Could you transcribe every record below exactly as written, leaving out any pictures?

⟨

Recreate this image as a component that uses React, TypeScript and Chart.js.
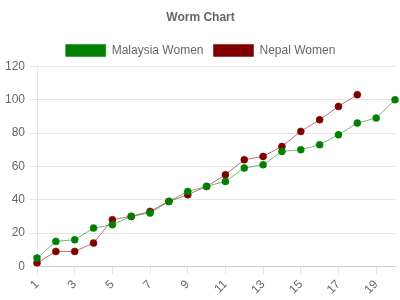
import React, { useEffect, useRef } from "react";
import { Chart, registerables } from "chart.js";

Chart.register(...registerables);

const labels = ["1","2","3","4","5","6","7","8","9","10","11","12","13","14","15","16","17","18","19","20"];
const malaysia = [5, 15, 16, 23, 25, 30, 32, 39, 45, 48, 51, 59, 61, 69, 70, 73, 79, 86, 89, 100];
const nepal = [2, 9, 9, 14, 28, 30, 33, 39, 43, 48, 55, 64, 66, 72, 81, 88, 96, 103];

export default function App() {
  const ref = useRef<HTMLCanvasElement | null>(null);
  useEffect(() => {
    if (!ref.current) return;
    Chart.defaults.font.family = "'Liberation Sans', Arial, sans-serif";
    Chart.defaults.font.size = 12;
    Chart.defaults.color = "#666";
    const chart = new Chart(ref.current, {
      type: "line",
      data: {
        labels,
        datasets: [
          {
            label: "Malaysia Women",
            data: malaysia,
            backgroundColor: "#008000",
            borderColor: "rgba(0,128,0,0.55)",
            borderWidth: 1,
            pointRadius: 3.5,
            pointBorderWidth: 1,
            pointBackgroundColor: "#008000",
            pointBorderColor: "rgba(0,128,0,0.55)",
            fill: false,
            tension: 0,
          },
          {
            label: "Nepal Women",
            data: nepal,
            backgroundColor: "#800000",
            borderColor: "rgba(128,0,0,0.55)",
            borderWidth: 1,
            pointRadius: 3.5,
            pointBorderWidth: 1,
            pointBackgroundColor: "#800000",
            pointBorderColor: "rgba(128,0,0,0.55)",
            fill: false,
            tension: 0,
          },
        ],
      },
      options: {
        animation: false,
        responsive: false,
        layout: { padding: { left: 1 } },
        plugins: {
          title: {
            display: true,
            text: "Worm Chart",
            font: { size: 12, weight: "bold" },
            color: "#666",
          },
          legend: {
            labels: { boxWidth: 40, color: "#666", font: { size: 12 } },
          },
          tooltip: { enabled: false },
        },
        scales: {
          x: {
            grid: { drawOnChartArea: false, color: "rgba(0,0,0,0.1)" },
            ticks: { minRotation: 45, maxRotation: 45, autoSkip: true, color: "#666" },
          },
          y: {
            min: 0,
            max: 120,
            ticks: { stepSize: 20, color: "#666", padding: 4 },
            grid: { color: "rgba(0,0,0,0.1)" },
          },
        },
      },
    });
    return () => chart.destroy();
  }, []);
  return (
    <div style={{ position: "fixed", left: 0, top: 0, width: 400, height: 300, background: "#fff" }}>
      <canvas ref={ref} width={400} height={300} />
    </div>
  );
}
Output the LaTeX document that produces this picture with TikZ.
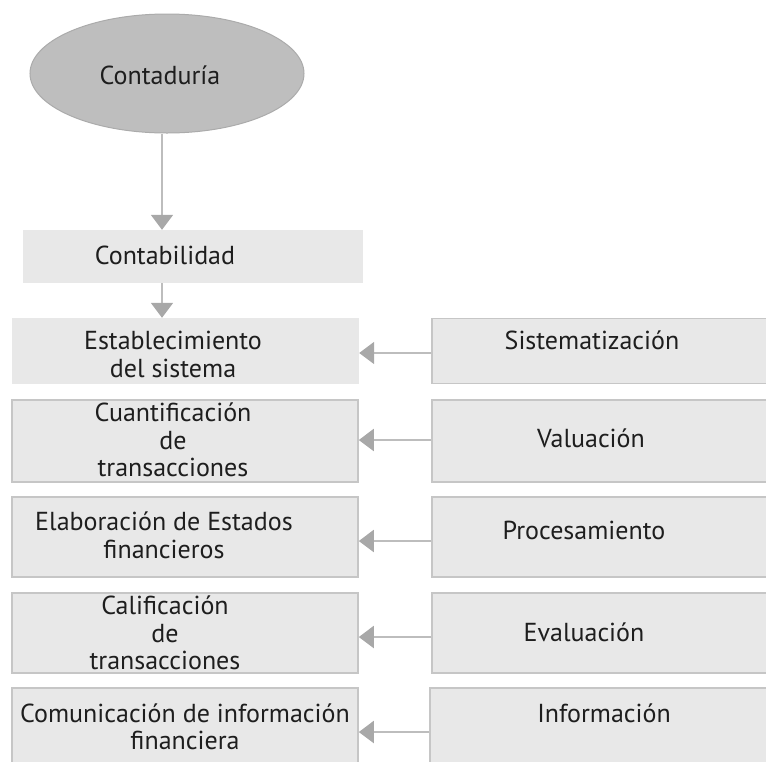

⟩

[The result]:
Recreate this image as a component that uses React, TypeScript and Chart.js.
import React, { useEffect, useRef } from "react";
import { Chart, registerables } from "chart.js";

Chart.register(...registerables);

const labels = ["1","2","3","4","5","6","7","8","9","10","11","12","13","14","15","16","17","18","19","20"];
const malaysia = [5, 15, 16, 23, 25, 30, 32, 39, 45, 48, 51, 59, 61, 69, 70, 73, 79, 86, 89, 100];
const nepal = [2, 9, 9, 14, 28, 30, 33, 39, 43, 48, 55, 64, 66, 72, 81, 88, 96, 103];

export default function App() {
  const ref = useRef<HTMLCanvasElement | null>(null);
  useEffect(() => {
    if (!ref.current) return;
    Chart.defaults.font.family = "'Liberation Sans', Arial, sans-serif";
    Chart.defaults.font.size = 12;
    Chart.defaults.color = "#666";
    const chart = new Chart(ref.current, {
      type: "line",
      data: {
        labels,
        datasets: [
          {
            label: "Malaysia Women",
            data: malaysia,
            backgroundColor: "#008000",
            borderColor: "rgba(0,128,0,0.55)",
            borderWidth: 1,
            pointRadius: 3.5,
            pointBorderWidth: 1,
            pointBackgroundColor: "#008000",
            pointBorderColor: "rgba(0,128,0,0.55)",
            fill: false,
            tension: 0,
          },
          {
            label: "Nepal Women",
            data: nepal,
            backgroundColor: "#800000",
            borderColor: "rgba(128,0,0,0.55)",
            borderWidth: 1,
            pointRadius: 3.5,
            pointBorderWidth: 1,
            pointBackgroundColor: "#800000",
            pointBorderColor: "rgba(128,0,0,0.55)",
            fill: false,
            tension: 0,
          },
        ],
      },
      options: {
        animation: false,
        responsive: false,
        layout: { padding: { left: 1 } },
        plugins: {
          title: {
            display: true,
            text: "Worm Chart",
            font: { size: 12, weight: "bold" },
            color: "#666",
          },
          legend: {
            labels: { boxWidth: 40, color: "#666", font: { size: 12 } },
          },
          tooltip: { enabled: false },
        },
        scales: {
          x: {
            grid: { drawOnChartArea: false, color: "rgba(0,0,0,0.1)" },
            ticks: { minRotation: 45, maxRotation: 45, autoSkip: true, color: "#666" },
          },
          y: {
            min: 0,
            max: 120,
            ticks: { stepSize: 20, color: "#666", padding: 4 },
            grid: { color: "rgba(0,0,0,0.1)" },
          },
        },
      },
    });
    return () => chart.destroy();
  }, []);
  return (
    <div style={{ position: "fixed", left: 0, top: 0, width: 400, height: 300, background: "#fff" }}>
      <canvas ref={ref} width={400} height={300} />
    </div>
  );
}
Output the LaTeX document that produces this picture with TikZ.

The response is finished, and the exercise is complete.